## Data block

-------

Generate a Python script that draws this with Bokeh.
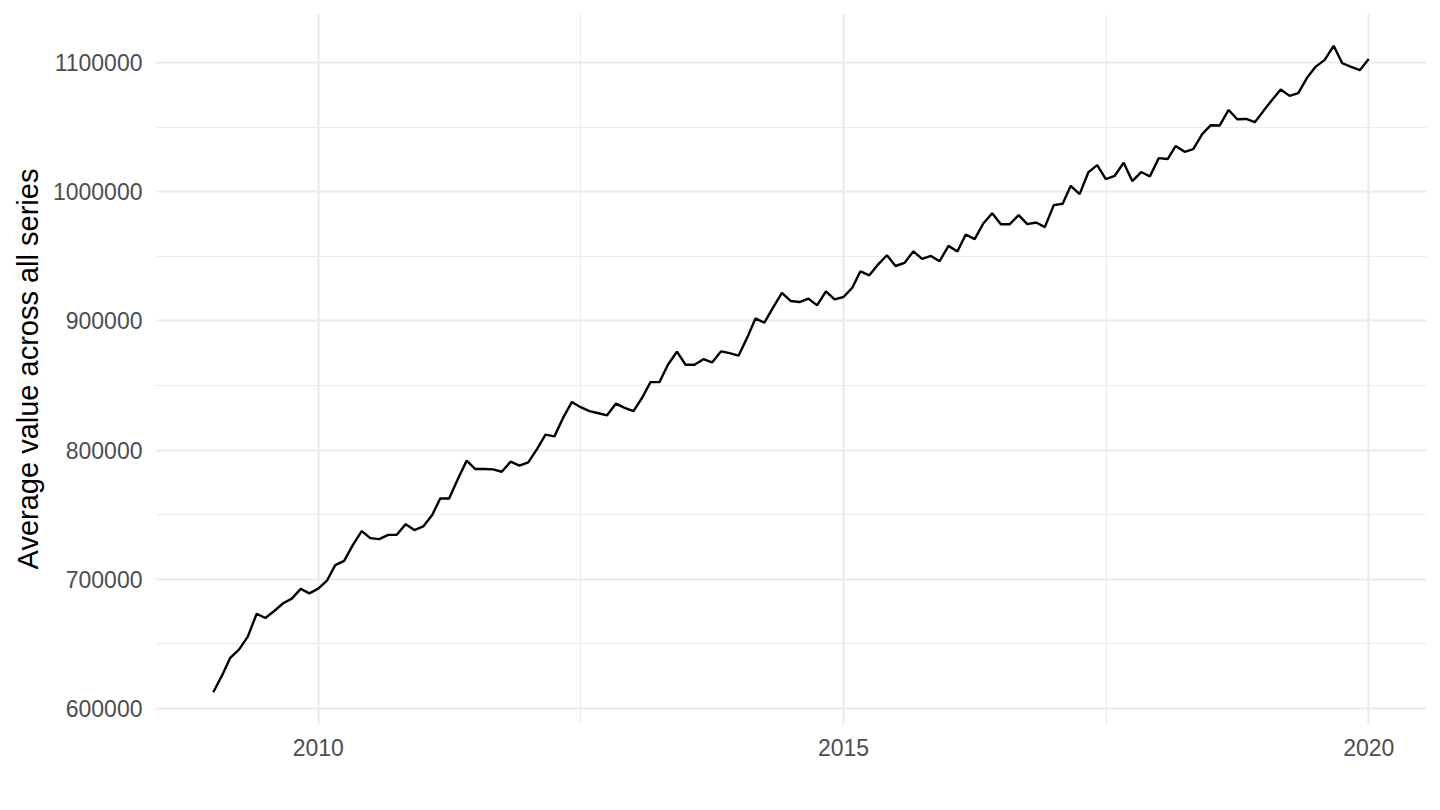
import pandas as pd
from bokeh.plotting import figure
from bokeh.models import ColumnDataSource, FixedTicker, DatetimeTickFormatter, NumeralTickFormatter, Range1d
from bokeh.embed import file_html
from bokeh.resources import INLINE

# monthly averages, Jan 2009 .. Jan 2020
start_month = "2009-01-01"
end_month = "2020-01-01"
avg_value = [
    612400, 625600, 639000, 645600, 655400, 673200, 669900, 675300, 681300, 684900, 692400, 689000,
    692600, 699100, 710800, 714100, 726300, 737200, 731800, 731000, 734300, 734300, 742600, 738000,
    740800, 749600, 762500, 762500, 777300, 791800, 785300, 785300, 785000, 783200, 791000, 787900,
    790500, 800900, 812000, 810600, 824900, 837300, 833200, 830100, 828500, 826900, 836000, 832700,
    830100, 840900, 852600, 852600, 866300, 876200, 866100, 866100, 870400, 867900, 876400, 875100,
    873100, 887500, 902000, 898700, 910300, 921700, 915500, 914700, 917300, 912100, 923000, 916800,
    918600, 925900, 938500, 935400, 943700, 950900, 942600, 945000, 954000, 948100, 950400, 946300,
    958200, 953800, 967000, 963400, 975500, 983500, 975000, 975000, 982000, 975000, 976300, 972700,
    989800, 990800, 1004700, 998300, 1015100, 1020800, 1009900, 1012500, 1022600, 1008400, 1015400, 1012000,
    1026200, 1025500, 1035600, 1031100, 1033100, 1044800, 1051700, 1051500, 1063500, 1056300, 1056500, 1054000,
    1063000, 1071800, 1079300, 1074400, 1076500, 1088600, 1097100, 1102300, 1113200, 1099700, 1096900, 1094300,
    1102900,
]

x_major = ["2010-01-01", "2015-01-01", "2020-01-01"]
x_minor = ["2012-07-02", "2017-07-02"]
y_major = [600000, 700000, 800000, 900000, 1000000, 1100000]
y_minor = [650000, 750000, 850000, 950000, 1050000]

df = pd.DataFrame({"Time": pd.date_range(start_month, end_month, freq="MS"), "value": avg_value})
source = ColumnDataSource(df)


def ms(d):
    return pd.Timestamp(d).value / 1e6


# ggplot-style 5% expansion
t0, t1 = ms(df.Time.min()), ms(df.Time.max())
v0, v1 = df.value.min(), df.value.max()
dx, dy = (t1 - t0) * 0.05, (v1 - v0) * 0.05

p = figure(x_axis_type="datetime", frame_width=1271, frame_height=711,
           output_backend="svg", toolbar_location=None,
           x_range=Range1d(t0 - dx, t1 + dx), y_range=Range1d(v0 - dy, v1 + dy),
           min_border_left=155, min_border_right=6, min_border_top=13, min_border_bottom=70)
p.outline_line_color = None
p.background_fill_color = "white"
p.border_fill_color = "white"

p.line("Time", "value", source=source, color="black", line_width=2.4)

p.xaxis.ticker = FixedTicker(ticks=[ms(d) for d in x_major], minor_ticks=[ms(d) for d in x_minor])
p.xaxis.formatter = DatetimeTickFormatter(years="%Y", months="%Y", days="%Y", hours="%Y",
                                          minutes="%Y", seconds="%Y", milliseconds="%Y")
p.yaxis.ticker = FixedTicker(ticks=y_major, minor_ticks=y_minor)
p.yaxis.formatter = NumeralTickFormatter(format="0")

for ax in (p.xaxis, p.yaxis):
    ax.axis_line_color = None
    ax.major_tick_line_color = None
    ax.minor_tick_line_color = None
    ax.major_tick_out = 0
    ax.major_tick_in = 0
    ax.minor_tick_out = 0
    ax.minor_tick_in = 0
    ax.major_label_text_font = "Liberation Sans"
    ax.major_label_text_font_size = "23px"
    ax.major_label_text_color = "#4D4D4D"

p.xaxis.major_label_standoff = 14
p.yaxis.major_label_standoff = 13

p.yaxis.axis_label = "Average value across all series"
p.yaxis.axis_label_text_font = "Liberation Sans"
p.yaxis.axis_label_text_font_size = "29px"
p.yaxis.axis_label_text_font_style = "normal"
p.yaxis.axis_label_text_color = "black"
p.yaxis.axis_label_standoff = 6

for g in (p.xgrid, p.ygrid):
    g.grid_line_color = "#EBEBEB"
    g.grid_line_width = 2.2
    g.minor_grid_line_color = "#EBEBEB"
    g.minor_grid_line_width = 1.1

open("out.html", "w").write(file_html(p, INLINE))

-------

## What to do
Transcribe the whole listing exactly. Pictures are excluded.

## Answer below
Generate a Python script that draws this with Bokeh.
import pandas as pd
from bokeh.plotting import figure
from bokeh.models import ColumnDataSource, FixedTicker, DatetimeTickFormatter, NumeralTickFormatter, Range1d
from bokeh.embed import file_html
from bokeh.resources import INLINE

# monthly averages, Jan 2009 .. Jan 2020
start_month = "2009-01-01"
end_month = "2020-01-01"
avg_value = [
    612400, 625600, 639000, 645600, 655400, 673200, 669900, 675300, 681300, 684900, 692400, 689000,
    692600, 699100, 710800, 714100, 726300, 737200, 731800, 731000, 734300, 734300, 742600, 738000,
    740800, 749600, 762500, 762500, 777300, 791800, 785300, 785300, 785000, 783200, 791000, 787900,
    790500, 800900, 812000, 810600, 824900, 837300, 833200, 830100, 828500, 826900, 836000, 832700,
    830100, 840900, 852600, 852600, 866300, 876200, 866100, 866100, 870400, 867900, 876400, 875100,
    873100, 887500, 902000, 898700, 910300, 921700, 915500, 914700, 917300, 912100, 923000, 916800,
    918600, 925900, 938500, 935400, 943700, 950900, 942600, 945000, 954000, 948100, 950400, 946300,
    958200, 953800, 967000, 963400, 975500, 983500, 975000, 975000, 982000, 975000, 976300, 972700,
    989800, 990800, 1004700, 998300, 1015100, 1020800, 1009900, 1012500, 1022600, 1008400, 1015400, 1012000,
    1026200, 1025500, 1035600, 1031100, 1033100, 1044800, 1051700, 1051500, 1063500, 1056300, 1056500, 1054000,
    1063000, 1071800, 1079300, 1074400, 1076500, 1088600, 1097100, 1102300, 1113200, 1099700, 1096900, 1094300,
    1102900,
]

x_major = ["2010-01-01", "2015-01-01", "2020-01-01"]
x_minor = ["2012-07-02", "2017-07-02"]
y_major = [600000, 700000, 800000, 900000, 1000000, 1100000]
y_minor = [650000, 750000, 850000, 950000, 1050000]

df = pd.DataFrame({"Time": pd.date_range(start_month, end_month, freq="MS"), "value": avg_value})
source = ColumnDataSource(df)


def ms(d):
    return pd.Timestamp(d).value / 1e6


# ggplot-style 5% expansion
t0, t1 = ms(df.Time.min()), ms(df.Time.max())
v0, v1 = df.value.min(), df.value.max()
dx, dy = (t1 - t0) * 0.05, (v1 - v0) * 0.05

p = figure(x_axis_type="datetime", frame_width=1271, frame_height=711,
           output_backend="svg", toolbar_location=None,
           x_range=Range1d(t0 - dx, t1 + dx), y_range=Range1d(v0 - dy, v1 + dy),
           min_border_left=155, min_border_right=6, min_border_top=13, min_border_bottom=70)
p.outline_line_color = None
p.background_fill_color = "white"
p.border_fill_color = "white"

p.line("Time", "value", source=source, color="black", line_width=2.4)

p.xaxis.ticker = FixedTicker(ticks=[ms(d) for d in x_major], minor_ticks=[ms(d) for d in x_minor])
p.xaxis.formatter = DatetimeTickFormatter(years="%Y", months="%Y", days="%Y", hours="%Y",
                                          minutes="%Y", seconds="%Y", milliseconds="%Y")
p.yaxis.ticker = FixedTicker(ticks=y_major, minor_ticks=y_minor)
p.yaxis.formatter = NumeralTickFormatter(format="0")

for ax in (p.xaxis, p.yaxis):
    ax.axis_line_color = None
    ax.major_tick_line_color = None
    ax.minor_tick_line_color = None
    ax.major_tick_out = 0
    ax.major_tick_in = 0
    ax.minor_tick_out = 0
    ax.minor_tick_in = 0
    ax.major_label_text_font = "Liberation Sans"
    ax.major_label_text_font_size = "23px"
    ax.major_label_text_color = "#4D4D4D"

p.xaxis.major_label_standoff = 14
p.yaxis.major_label_standoff = 13

p.yaxis.axis_label = "Average value across all series"
p.yaxis.axis_label_text_font = "Liberation Sans"
p.yaxis.axis_label_text_font_size = "29px"
p.yaxis.axis_label_text_font_style = "normal"
p.yaxis.axis_label_text_color = "black"
p.yaxis.axis_label_standoff = 6

for g in (p.xgrid, p.ygrid):
    g.grid_line_color = "#EBEBEB"
    g.grid_line_width = 2.2
    g.minor_grid_line_color = "#EBEBEB"
    g.minor_grid_line_width = 1.1

open("out.html", "w").write(file_html(p, INLINE))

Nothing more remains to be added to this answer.